Однако эти данные не позволяют понять, во-первых, чем именно респонденты недовольны, а во-вторых, насколько недовольство и ощущение возможности протестов транслируются в реальные действия. Для ответа на эти вопросы мы с коллегами по Центру сравнительных исторических и политических исследований разработали базу данных, позволяющую отследить тематику, характер, динамику и пространственный охват протестных акций в стране. Сейчас она включает почти 6 тысяч протестных событий за 2012–2014 годы. Надо отметить, что протестные действия весьма затратны, и решимость их осуществить свидетельствует о серьезной потребности общества или отдельных групп в переменах.
Согласно нашим данным, 17% акций посвящены вопросам местного значения – градостроительной политике, проблемам обманутых дольщиков, экологии. Порядка 12% протестов посвящены экономическим вопросам: заработной плате, налоговой и ценовой политике. Еще столько же касаются претензий к бюрократии, включая коррупцию и недобросовестное выполнение чиновниками своих обязанностей. Проблемы социальной сферы, например, закрытие школ и больниц, нехватка мест в детских садах и т.д., поднимались на каждой десятой акции, и примерно по 8% приходится на отстаивание гражданских и политических прав и борьбу с фальсификациями на выборах. Значительно меньше протестуют по таким поводам, как внешняя политика и внутренняя безопасность, историческая и миграционная политика, трудовые конфликты, тарифы ЖКХ.
Иными словами, сейчас в приоритете коллективные действия в защиту среды обитания, экономического благополучия и гражданских прав (в 1990-е основным поводом для протестов были задержки зарплаты). И большая часть протестов возникает в ответ на действия власти, от которой граждане ждут защиты их интересов, но зачастую встречают прямо противоположное.
Кто помогает протестовать
Одного недовольства недостаточно, чтобы вывести людей на улицы, тем более что разрыв между ожиданиями и реальностью присутствует всегда. Протестующим надо решить ряд дилемм коллективного действия. Если большинство убеждено, что протест «обречен на успех», к нему нет необходимости присоединяться, но если коллективные действия ждет провал, то на улицы тоже лучше не выходить. Экономист Мансур Олсон видел одно из решений этой дилеммы в создании «селективных стимулов»: гражданин получает прямую выгоду от своего участия в организации коллективных действий – например, возможность получить политический пост, добиться чего-то конкретного в переговорах, либо же положительные эмоции от солидарных действий. Другое решение – поддержка профессиональных организаций, – партий, профсоюзов, общественных организаций, – у которых есть опыт и ресурсы для мобилизации.

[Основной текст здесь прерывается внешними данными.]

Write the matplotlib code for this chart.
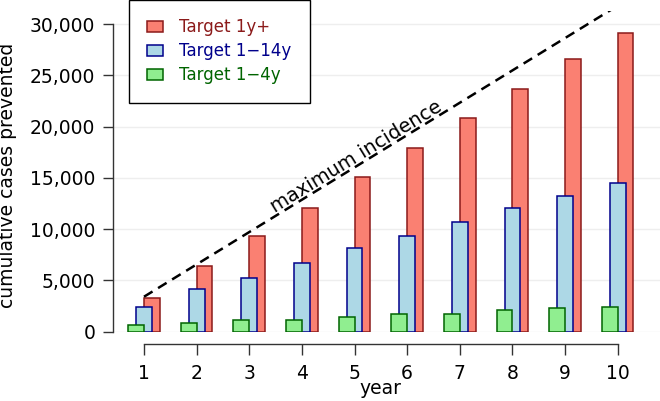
import matplotlib
matplotlib.use("Agg")
import matplotlib.pyplot as plt
from matplotlib.ticker import FuncFormatter

# values
years = [1, 2, 3, 4, 5, 6, 7, 8, 9, 10]
target_1y_plus = [3300, 6450, 9330, 12090, 15110, 17940, 20870, 23690, 26590, 29150]
target_1_14y = [2380, 4130, 5240, 6700, 8130, 9300, 10670, 12090, 13200, 14470]
target_1_4y = [620, 880, 1110, 1170, 1460, 1730, 1760, 2090, 2340, 2410]
max_inc_years = [1, 10]
max_inc = [3410, 31780]
labels = ["Target 1y+", "Target 1\u221214y", "Target 1\u22124y"]

plt.rcParams['font.family'] = ['DejaVu Sans']

W, H = 660, 401
fig = plt.figure(figsize=(W / 100, H / 100), dpi=100)

# axes placed in pixel terms
ax_left, ax_right = 113, 660
ax_top, ax_bot = 10.7, 331.7
ax = fig.add_axes([ax_left / W, (H - ax_bot) / H, (ax_right - ax_left) / W, (ax_bot - ax_top) / H])

px_per_year = 52.63
x0_px = 144
ax.set_xlim(1 - (x0_px - ax_left) / px_per_year, 1 + (ax_right - x0_px) / px_per_year)
ax.set_ylim(0, 31298)

w = 0.3
off = 0.15
ax.bar([y + off for y in years], target_1y_plus, width=w, color="#FA8072",
       edgecolor="#8B1A1A", linewidth=1.1, zorder=2, label=labels[0])
ax.bar(years, target_1_14y, width=w, color="#ADD8E6",
       edgecolor="#00008B", linewidth=1.1, zorder=3, label=labels[1])
ax.bar([y - off for y in years], target_1_4y, width=w, color="#90EE90",
       edgecolor="#006400", linewidth=1.1, zorder=4, label=labels[2])

ax.plot(max_inc_years, max_inc, color="black", lw=1.8, linestyle=(0, (4, 2.6)), zorder=5)
ax.text(5.03, 17030, "maximum incidence", rotation=31.5, ha="center", va="center",
        fontsize=14, rotation_mode="anchor")

# grid
ax.set_axisbelow(True)
ax.yaxis.grid(True, color="#EEEEEE", lw=1)
ax.set_yticks(range(0, 30001, 5000))
ax.yaxis.set_major_formatter(FuncFormatter(lambda v, p: "{:,}".format(int(v))))
ax.set_xticks(years)

for s in ["top", "right"]:
    ax.spines[s].set_visible(False)
ax.spines["left"].set_bounds(0, 30000)
ax.spines["bottom"].set_bounds(1, 10)
ax.spines["bottom"].set_position(("outward", 8.9))
for s in ["left", "bottom"]:
    ax.spines[s].set_color("#333333")
    ax.spines[s].set_linewidth(1.0)
ax.tick_params(axis="y", length=7.2, width=1, color="#333333", pad=5.5, labelsize=13.5)
ax.tick_params(axis="x", length=8, width=1, color="#333333", pad=6, labelsize=13.5)

fig.text(380 / W, 1 - 389 / H, "year", ha="center", va="center", fontsize=13.5)
fig.text(8 / W, 1 - 175 / H, "cumulative cases prevented", ha="center", va="center",
         rotation=90, fontsize=13.5)

leg = ax.legend(loc="upper left", bbox_to_anchor=(129 / W, 1.0), bbox_transform=fig.transFigure,
                borderaxespad=0, fontsize=12, frameon=True, fancybox=False,
                handlelength=0.92, handleheight=0.68, handletextpad=1.0,
                borderpad=1.1, labelspacing=0.36)
leg.get_frame().set_edgecolor("black")
leg.get_frame().set_linewidth(1.0)
leg.get_frame().set_alpha(1)
for t, c in zip(leg.get_texts(), ["#8B1A1A", "#00008B", "#006400"]):
    t.set_color(c)

fig.savefig("out.png", dpi=100)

Согласно нашим данным, с такого рода поддержкой у россиян все не совсем так, как у протестующих в развитых демократиях, где коллективные действия активно поддерживаются существующими организациями – не обязательно политическими. В России КПРФ, профсоюзы и общественно-политические движения довольно часто выступают организаторами протестов или оказывают организационную поддержку протестующим (График 2.). Тем не менее, около четверти всех протестов организованы местными жителями и инициативными группами без всякой поддержки со стороны, в результате мобилизационный ресурс быстро истощается, а сам протест не имеет значимого эффекта. Оппозиционные партии (кроме КПРФ) в принципе редко участвуют в уличной политике – в общей сложности они организовали около 2,5% акций, и это за наиболее активный период политических протестов – 2012–2014 годы.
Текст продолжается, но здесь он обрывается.